● To do: Can you set down, exactly as they appear below, the lines from the opening of the material through the one bearing "from bokeh.resources import INLINE", minus the pictures?

● Source material:
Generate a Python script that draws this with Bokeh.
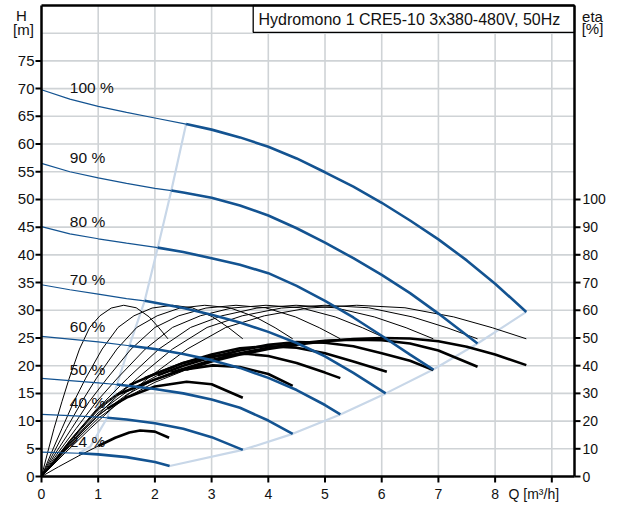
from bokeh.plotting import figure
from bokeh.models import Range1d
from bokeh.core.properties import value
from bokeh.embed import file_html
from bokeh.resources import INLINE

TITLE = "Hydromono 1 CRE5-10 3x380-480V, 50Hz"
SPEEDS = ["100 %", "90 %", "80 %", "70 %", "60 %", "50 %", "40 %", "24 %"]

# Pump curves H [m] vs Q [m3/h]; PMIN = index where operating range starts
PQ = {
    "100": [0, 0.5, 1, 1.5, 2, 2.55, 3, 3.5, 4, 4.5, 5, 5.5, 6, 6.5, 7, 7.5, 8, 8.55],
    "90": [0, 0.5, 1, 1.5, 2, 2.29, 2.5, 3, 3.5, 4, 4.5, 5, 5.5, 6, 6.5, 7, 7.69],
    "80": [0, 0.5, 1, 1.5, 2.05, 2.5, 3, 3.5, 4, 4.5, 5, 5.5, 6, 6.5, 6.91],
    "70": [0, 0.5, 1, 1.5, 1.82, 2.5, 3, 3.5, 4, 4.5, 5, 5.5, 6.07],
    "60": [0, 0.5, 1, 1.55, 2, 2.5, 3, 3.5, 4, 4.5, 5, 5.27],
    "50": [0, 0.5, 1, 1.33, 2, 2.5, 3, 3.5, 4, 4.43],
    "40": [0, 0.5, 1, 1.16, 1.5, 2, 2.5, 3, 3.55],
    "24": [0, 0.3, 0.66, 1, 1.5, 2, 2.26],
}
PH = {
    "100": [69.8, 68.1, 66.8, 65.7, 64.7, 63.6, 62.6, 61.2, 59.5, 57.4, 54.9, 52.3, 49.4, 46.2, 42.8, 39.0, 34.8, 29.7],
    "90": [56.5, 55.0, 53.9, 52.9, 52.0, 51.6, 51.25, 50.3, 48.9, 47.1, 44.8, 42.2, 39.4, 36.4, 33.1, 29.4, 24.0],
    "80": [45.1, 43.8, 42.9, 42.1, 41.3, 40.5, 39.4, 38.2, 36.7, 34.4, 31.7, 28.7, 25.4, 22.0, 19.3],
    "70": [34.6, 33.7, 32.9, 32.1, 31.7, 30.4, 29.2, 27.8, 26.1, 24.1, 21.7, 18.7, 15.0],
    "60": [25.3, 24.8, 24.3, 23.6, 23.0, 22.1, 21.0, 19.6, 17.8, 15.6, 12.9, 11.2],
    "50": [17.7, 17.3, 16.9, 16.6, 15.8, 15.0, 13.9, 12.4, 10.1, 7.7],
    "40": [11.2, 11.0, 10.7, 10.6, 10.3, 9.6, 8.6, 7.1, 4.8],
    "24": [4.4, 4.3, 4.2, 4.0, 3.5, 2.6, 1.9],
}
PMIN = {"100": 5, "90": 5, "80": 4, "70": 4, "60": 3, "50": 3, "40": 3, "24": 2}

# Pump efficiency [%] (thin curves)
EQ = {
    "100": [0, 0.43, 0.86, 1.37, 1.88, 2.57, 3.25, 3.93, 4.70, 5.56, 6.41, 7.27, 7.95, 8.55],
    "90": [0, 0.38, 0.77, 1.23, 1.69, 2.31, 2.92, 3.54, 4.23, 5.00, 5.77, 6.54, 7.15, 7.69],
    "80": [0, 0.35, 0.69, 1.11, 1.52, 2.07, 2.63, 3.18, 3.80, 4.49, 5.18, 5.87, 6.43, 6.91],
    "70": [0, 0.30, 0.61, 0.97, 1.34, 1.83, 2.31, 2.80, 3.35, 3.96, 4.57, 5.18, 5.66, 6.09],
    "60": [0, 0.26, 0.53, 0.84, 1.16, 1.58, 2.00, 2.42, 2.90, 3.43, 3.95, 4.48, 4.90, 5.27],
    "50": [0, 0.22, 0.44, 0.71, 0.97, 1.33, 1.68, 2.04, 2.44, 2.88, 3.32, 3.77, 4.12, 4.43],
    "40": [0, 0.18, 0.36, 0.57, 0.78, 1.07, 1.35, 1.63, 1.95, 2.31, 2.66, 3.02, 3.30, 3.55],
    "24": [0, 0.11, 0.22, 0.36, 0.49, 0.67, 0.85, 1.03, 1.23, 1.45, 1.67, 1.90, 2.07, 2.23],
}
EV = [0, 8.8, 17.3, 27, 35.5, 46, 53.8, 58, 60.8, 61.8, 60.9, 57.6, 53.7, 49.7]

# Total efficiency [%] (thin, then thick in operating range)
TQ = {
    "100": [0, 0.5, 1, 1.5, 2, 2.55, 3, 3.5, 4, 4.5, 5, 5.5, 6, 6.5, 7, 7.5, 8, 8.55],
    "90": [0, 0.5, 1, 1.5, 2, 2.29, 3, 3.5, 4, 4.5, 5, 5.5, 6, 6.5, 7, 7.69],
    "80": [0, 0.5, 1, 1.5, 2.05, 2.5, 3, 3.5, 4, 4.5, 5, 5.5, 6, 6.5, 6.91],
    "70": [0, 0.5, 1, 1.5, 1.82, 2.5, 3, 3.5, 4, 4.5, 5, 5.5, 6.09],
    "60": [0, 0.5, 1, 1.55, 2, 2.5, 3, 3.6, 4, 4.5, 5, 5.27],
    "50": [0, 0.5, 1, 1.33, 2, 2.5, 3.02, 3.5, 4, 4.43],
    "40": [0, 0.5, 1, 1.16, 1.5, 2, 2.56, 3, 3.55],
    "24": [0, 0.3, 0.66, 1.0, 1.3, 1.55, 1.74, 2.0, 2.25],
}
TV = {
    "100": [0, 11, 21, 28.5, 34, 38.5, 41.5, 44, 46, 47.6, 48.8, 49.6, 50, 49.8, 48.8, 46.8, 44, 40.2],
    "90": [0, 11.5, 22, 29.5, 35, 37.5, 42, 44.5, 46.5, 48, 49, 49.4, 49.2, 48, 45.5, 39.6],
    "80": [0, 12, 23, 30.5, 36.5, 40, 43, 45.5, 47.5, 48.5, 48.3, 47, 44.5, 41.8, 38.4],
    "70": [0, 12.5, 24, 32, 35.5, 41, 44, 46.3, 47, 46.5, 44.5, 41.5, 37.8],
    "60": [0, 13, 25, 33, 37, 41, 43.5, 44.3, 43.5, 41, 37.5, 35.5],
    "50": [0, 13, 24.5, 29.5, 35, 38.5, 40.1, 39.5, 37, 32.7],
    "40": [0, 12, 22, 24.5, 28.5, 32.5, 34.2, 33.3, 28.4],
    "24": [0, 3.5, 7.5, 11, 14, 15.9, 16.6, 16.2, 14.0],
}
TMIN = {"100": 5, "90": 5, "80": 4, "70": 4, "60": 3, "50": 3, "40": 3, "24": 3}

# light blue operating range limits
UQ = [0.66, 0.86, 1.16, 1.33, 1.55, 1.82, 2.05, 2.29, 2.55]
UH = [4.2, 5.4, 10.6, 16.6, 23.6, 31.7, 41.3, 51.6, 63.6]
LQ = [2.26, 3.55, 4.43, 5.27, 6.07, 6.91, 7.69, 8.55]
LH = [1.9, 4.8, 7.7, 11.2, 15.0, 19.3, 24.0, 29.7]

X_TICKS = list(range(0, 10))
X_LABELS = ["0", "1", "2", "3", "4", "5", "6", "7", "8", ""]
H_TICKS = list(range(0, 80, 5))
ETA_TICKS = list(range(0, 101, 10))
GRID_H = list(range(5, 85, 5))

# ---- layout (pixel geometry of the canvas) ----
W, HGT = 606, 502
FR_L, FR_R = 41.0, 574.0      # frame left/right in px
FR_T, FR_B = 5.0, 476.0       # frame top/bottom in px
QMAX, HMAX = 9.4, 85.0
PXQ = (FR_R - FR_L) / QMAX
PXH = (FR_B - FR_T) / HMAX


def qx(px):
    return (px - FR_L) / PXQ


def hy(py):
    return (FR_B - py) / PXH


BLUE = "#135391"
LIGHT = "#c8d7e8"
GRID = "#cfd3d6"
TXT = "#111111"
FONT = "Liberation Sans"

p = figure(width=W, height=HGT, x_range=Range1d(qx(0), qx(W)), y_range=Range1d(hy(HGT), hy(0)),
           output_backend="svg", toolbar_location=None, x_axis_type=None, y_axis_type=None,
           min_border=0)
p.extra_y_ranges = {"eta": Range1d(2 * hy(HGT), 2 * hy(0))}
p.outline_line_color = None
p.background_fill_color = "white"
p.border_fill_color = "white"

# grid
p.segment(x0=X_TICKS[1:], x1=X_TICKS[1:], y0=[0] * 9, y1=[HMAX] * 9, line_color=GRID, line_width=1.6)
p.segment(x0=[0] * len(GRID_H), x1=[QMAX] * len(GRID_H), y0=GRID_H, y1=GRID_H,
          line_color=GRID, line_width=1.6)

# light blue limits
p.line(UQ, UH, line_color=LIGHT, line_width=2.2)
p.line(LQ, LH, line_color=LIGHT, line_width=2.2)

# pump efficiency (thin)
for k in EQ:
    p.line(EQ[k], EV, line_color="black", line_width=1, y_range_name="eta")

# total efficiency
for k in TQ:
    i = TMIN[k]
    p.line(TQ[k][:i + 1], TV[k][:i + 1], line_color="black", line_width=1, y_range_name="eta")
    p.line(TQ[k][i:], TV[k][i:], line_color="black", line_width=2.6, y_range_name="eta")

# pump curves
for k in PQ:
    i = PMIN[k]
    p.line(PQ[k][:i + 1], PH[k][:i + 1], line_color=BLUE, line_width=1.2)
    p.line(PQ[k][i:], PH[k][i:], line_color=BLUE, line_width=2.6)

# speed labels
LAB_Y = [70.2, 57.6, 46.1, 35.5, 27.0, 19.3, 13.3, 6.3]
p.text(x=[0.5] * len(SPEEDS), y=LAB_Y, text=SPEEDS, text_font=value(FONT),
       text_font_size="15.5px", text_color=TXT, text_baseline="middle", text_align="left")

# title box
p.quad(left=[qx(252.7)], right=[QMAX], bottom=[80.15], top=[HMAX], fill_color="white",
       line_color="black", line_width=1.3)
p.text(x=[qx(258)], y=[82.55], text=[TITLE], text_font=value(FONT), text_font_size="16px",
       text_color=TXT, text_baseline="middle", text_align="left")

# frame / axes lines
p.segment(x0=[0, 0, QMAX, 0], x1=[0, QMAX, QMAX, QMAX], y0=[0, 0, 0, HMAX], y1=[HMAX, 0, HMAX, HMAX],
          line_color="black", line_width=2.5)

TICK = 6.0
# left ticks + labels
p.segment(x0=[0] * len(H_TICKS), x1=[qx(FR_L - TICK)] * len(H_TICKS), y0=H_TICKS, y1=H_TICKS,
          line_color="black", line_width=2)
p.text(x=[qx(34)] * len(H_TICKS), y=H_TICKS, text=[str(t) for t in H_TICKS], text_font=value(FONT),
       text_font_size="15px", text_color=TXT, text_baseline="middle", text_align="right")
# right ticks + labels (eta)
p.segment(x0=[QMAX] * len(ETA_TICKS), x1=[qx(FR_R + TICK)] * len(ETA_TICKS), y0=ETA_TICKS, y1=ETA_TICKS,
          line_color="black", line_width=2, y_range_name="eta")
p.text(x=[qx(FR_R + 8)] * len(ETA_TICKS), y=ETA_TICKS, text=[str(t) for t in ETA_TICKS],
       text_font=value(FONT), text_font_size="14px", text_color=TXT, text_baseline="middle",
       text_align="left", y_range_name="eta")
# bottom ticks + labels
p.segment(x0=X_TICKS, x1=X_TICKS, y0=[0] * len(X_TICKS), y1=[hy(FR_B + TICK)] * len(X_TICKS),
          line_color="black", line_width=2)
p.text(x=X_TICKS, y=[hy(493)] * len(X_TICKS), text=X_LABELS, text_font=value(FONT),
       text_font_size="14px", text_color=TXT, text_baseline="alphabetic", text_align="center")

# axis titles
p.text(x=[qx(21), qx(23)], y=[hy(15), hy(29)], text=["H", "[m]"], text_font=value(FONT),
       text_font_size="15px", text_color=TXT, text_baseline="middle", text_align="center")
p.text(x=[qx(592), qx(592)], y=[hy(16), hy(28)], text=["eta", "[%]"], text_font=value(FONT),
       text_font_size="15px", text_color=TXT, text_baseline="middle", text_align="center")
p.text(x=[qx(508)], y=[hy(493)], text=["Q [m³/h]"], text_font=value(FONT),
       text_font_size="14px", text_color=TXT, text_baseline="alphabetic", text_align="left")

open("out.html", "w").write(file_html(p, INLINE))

● Solution for this exercise:
Generate a Python script that draws this with Bokeh.
from bokeh.plotting import figure
from bokeh.models import Range1d
from bokeh.core.properties import value
from bokeh.embed import file_html
from bokeh.resources import INLINE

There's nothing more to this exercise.